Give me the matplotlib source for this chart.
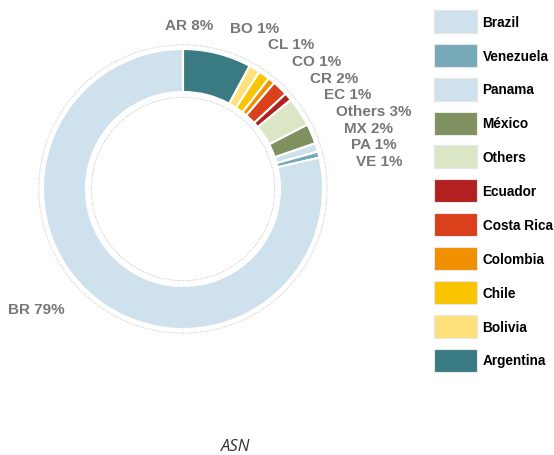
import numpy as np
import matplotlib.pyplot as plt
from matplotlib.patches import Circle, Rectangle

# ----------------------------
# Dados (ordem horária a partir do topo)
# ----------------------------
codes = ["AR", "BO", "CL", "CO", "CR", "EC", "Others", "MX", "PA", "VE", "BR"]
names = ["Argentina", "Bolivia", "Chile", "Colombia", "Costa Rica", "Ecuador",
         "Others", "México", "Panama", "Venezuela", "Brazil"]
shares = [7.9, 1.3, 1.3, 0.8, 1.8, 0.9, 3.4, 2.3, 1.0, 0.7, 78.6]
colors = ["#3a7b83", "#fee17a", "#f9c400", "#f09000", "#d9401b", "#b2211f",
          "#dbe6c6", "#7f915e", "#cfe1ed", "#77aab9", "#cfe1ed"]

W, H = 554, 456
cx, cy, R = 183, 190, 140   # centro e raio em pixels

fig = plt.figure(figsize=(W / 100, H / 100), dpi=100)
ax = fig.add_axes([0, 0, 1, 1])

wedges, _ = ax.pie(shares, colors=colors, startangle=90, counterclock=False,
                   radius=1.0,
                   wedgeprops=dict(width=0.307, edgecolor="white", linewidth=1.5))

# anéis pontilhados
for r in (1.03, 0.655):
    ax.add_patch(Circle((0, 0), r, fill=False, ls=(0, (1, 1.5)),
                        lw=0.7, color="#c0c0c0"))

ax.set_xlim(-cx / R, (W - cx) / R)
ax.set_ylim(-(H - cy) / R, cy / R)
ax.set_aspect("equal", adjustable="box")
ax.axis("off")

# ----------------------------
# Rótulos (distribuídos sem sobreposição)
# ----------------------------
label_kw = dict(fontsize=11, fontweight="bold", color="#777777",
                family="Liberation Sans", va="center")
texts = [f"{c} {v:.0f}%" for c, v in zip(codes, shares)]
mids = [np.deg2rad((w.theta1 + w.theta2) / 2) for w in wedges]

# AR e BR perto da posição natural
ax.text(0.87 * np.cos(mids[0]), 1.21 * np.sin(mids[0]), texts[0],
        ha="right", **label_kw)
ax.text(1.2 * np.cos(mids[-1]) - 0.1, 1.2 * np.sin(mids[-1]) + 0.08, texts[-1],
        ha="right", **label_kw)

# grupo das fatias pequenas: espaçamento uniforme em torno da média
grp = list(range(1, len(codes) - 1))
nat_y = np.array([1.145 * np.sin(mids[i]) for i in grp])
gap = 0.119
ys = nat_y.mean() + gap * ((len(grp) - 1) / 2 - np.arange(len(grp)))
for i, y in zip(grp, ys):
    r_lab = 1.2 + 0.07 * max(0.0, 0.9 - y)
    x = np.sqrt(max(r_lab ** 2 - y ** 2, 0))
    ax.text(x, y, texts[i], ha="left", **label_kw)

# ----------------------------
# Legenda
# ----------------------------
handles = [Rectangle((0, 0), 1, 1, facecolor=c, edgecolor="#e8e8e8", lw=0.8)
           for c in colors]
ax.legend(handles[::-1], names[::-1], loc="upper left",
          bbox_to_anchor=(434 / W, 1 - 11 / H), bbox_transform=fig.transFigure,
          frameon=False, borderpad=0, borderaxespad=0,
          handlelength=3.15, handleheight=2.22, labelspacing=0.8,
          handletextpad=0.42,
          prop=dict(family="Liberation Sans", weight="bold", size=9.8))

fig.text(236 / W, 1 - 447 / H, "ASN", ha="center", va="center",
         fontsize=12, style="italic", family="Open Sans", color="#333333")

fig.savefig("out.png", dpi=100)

• Your task: Reproduce each line holding the word "matplotlib".

• Solved exercise:
Give me the matplotlib source for this chart.
import matplotlib.pyplot as plt
from matplotlib.patches import Circle, Rectangle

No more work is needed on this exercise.